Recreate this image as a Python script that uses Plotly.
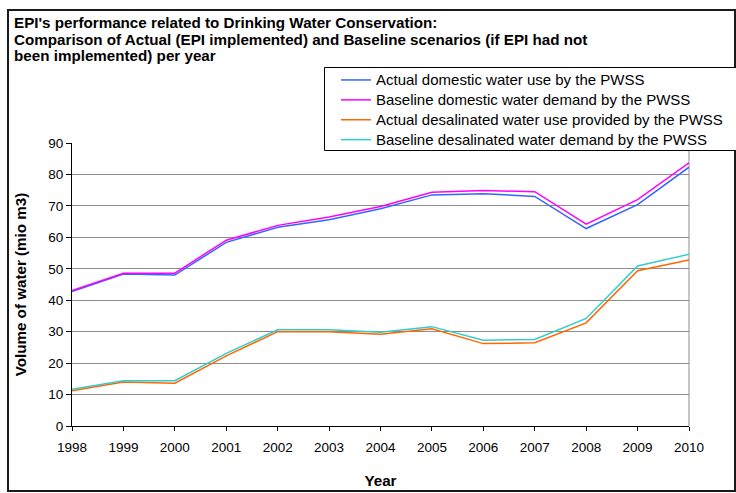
import plotly.graph_objects as go

years = [1998, 1999, 2000, 2001, 2002, 2003, 2004, 2005, 2006, 2007, 2008, 2009, 2010]
actual_domestic = [42.8, 48.3, 48.0, 58.4, 63.2, 65.6, 69.1, 73.5, 73.9, 73.0, 62.8, 70.4, 82.3]
baseline_domestic = [43.1, 48.6, 48.6, 59.1, 63.8, 66.5, 69.8, 74.3, 74.9, 74.5, 64.2, 72.0, 83.7]
actual_desal = [11.2, 14.0, 13.6, 22.3, 30.0, 30.0, 29.2, 30.9, 26.2, 26.5, 32.8, 49.4, 52.8]
baseline_desal = [11.7, 14.4, 14.4, 23.1, 30.6, 30.6, 29.8, 31.6, 27.3, 27.5, 34.2, 50.9, 54.6]

series_names = [
    "Actual domestic water use by the PWSS",
    "Baseline domestic water demand by the PWSS",
    "Actual desalinated water use provided by the PWSS",
    "Baseline desalinated water demand by the PWSS",
]
series_colors = ["#3366FF", "#FF00FF", "#FF6600", "#33CCCC"]
series_values = [actual_domestic, baseline_domestic, actual_desal, baseline_desal]

title_lines = [
    "EPI's performance related to Drinking Water Conservation:",
    "Comparison of Actual (EPI implemented) and Baseline scenarios (if EPI had not",
    "been implemented) per year",
]

FONT = "Arial, Liberation Sans, sans-serif"
W, H = 736, 493
L, R, T, B = 72, 47, 143, 67
pw, ph = W - L - R, H - T - B

def px2x(px):
    return (px - L) / pw

def py2y(py):
    return (H - B - py) / ph

fig = go.Figure()
for name, color, vals in zip(series_names, series_colors, series_values):
    fig.add_trace(go.Scatter(
        x=years, y=vals, mode="lines",
        name='<span style="font-size:15px">' + name + '</span>',
        line=dict(color=color, width=1.5)))

shapes = [
    dict(type="line", xref="paper", yref="paper", x0=1, x1=1, y0=0, y1=1,
         line=dict(color="#8c8c8c", width=1), layer="below"),
    dict(type="rect", xref="paper", yref="paper",
         x0=px2x(8), x1=px2x(735), y0=py2y(10), y1=py2y(491),
         line=dict(color="#1a1a1a", width=2), fillcolor="rgba(0,0,0,0)", layer="above"),
    dict(type="rect", xref="paper", yref="paper",
         x0=px2x(324.5), x1=px2x(745), y0=py2y(67.5), y1=py2y(150.5),
         line=dict(color="#000000", width=1), fillcolor="white", layer="above"),
]

annotations = []
for i, line in enumerate(title_lines):
    annotations.append(dict(
        text=line, xref="paper", yref="paper",
        x=px2x(12), y=py2y(22.5 + 16.5 * i), xanchor="left", yanchor="middle",
        showarrow=False, font=dict(family=FONT, size=15.2, color="black", weight="bold"),
    ))

fig.update_layout(
    width=W, height=H,
    margin=dict(l=L, r=R, t=T, b=B, autoexpand=False),
    paper_bgcolor="white", plot_bgcolor="white",
    font=dict(family=FONT, size=13, color="black"),
    xaxis=dict(
        range=[1998, 2010], dtick=1, tick0=1998,
        showgrid=False, zeroline=False,
        showline=True, linecolor="black", linewidth=1,
        ticks="outside", ticklen=4, tickcolor="black",
        tickfont=dict(family=FONT, size=13.5), ticklabelstandoff=5,
        title=dict(text="Year", font=dict(family=FONT, size=15.2, weight="bold"), standoff=21),
        automargin=False,
    ),
    yaxis=dict(
        range=[0, 90], dtick=10,
        showgrid=True, gridcolor="#8c8c8c", gridwidth=1, zeroline=False,
        showline=True, linecolor="black", linewidth=1,
        ticks="outside", ticklen=5, tickcolor="black",
        tickfont=dict(family=FONT, size=13.5),
        title=dict(text="Volume of water (mio m3)", font=dict(family=FONT, size=15.2, weight="bold"), standoff=17),
        automargin=False,
    ),
    legend=dict(
        x=px2x(336), y=py2y(65), xanchor="left", yanchor="top",
        bgcolor="rgba(0,0,0,0)", borderwidth=0,
        font=dict(family=FONT, size=13, color="black"),
        itemwidth=30, tracegroupgap=0,
    ),
    shapes=shapes,
    annotations=annotations,
)

fig.write_html("out.html")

PROMPT:
Write out exactly the opening lines of the data, stopping after the line that holds "line=dict(color=color, width=1.5)))". Exclude pictures.

OUTPUT:
Recreate this image as a Python script that uses Plotly.
import plotly.graph_objects as go

years = [1998, 1999, 2000, 2001, 2002, 2003, 2004, 2005, 2006, 2007, 2008, 2009, 2010]
actual_domestic = [42.8, 48.3, 48.0, 58.4, 63.2, 65.6, 69.1, 73.5, 73.9, 73.0, 62.8, 70.4, 82.3]
baseline_domestic = [43.1, 48.6, 48.6, 59.1, 63.8, 66.5, 69.8, 74.3, 74.9, 74.5, 64.2, 72.0, 83.7]
actual_desal = [11.2, 14.0, 13.6, 22.3, 30.0, 30.0, 29.2, 30.9, 26.2, 26.5, 32.8, 49.4, 52.8]
baseline_desal = [11.7, 14.4, 14.4, 23.1, 30.6, 30.6, 29.8, 31.6, 27.3, 27.5, 34.2, 50.9, 54.6]

series_names = [
    "Actual domestic water use by the PWSS",
    "Baseline domestic water demand by the PWSS",
    "Actual desalinated water use provided by the PWSS",
    "Baseline desalinated water demand by the PWSS",
]
series_colors = ["#3366FF", "#FF00FF", "#FF6600", "#33CCCC"]
series_values = [actual_domestic, baseline_domestic, actual_desal, baseline_desal]

title_lines = [
    "EPI's performance related to Drinking Water Conservation:",
    "Comparison of Actual (EPI implemented) and Baseline scenarios (if EPI had not",
    "been implemented) per year",
]

FONT = "Arial, Liberation Sans, sans-serif"
W, H = 736, 493
L, R, T, B = 72, 47, 143, 67
pw, ph = W - L - R, H - T - B

def px2x(px):
    return (px - L) / pw

def py2y(py):
    return (H - B - py) / ph

fig = go.Figure()
for name, color, vals in zip(series_names, series_colors, series_values):
    fig.add_trace(go.Scatter(
        x=years, y=vals, mode="lines",
        name='<span style="font-size:15px">' + name + '</span>',
        line=dict(color=color, width=1.5)))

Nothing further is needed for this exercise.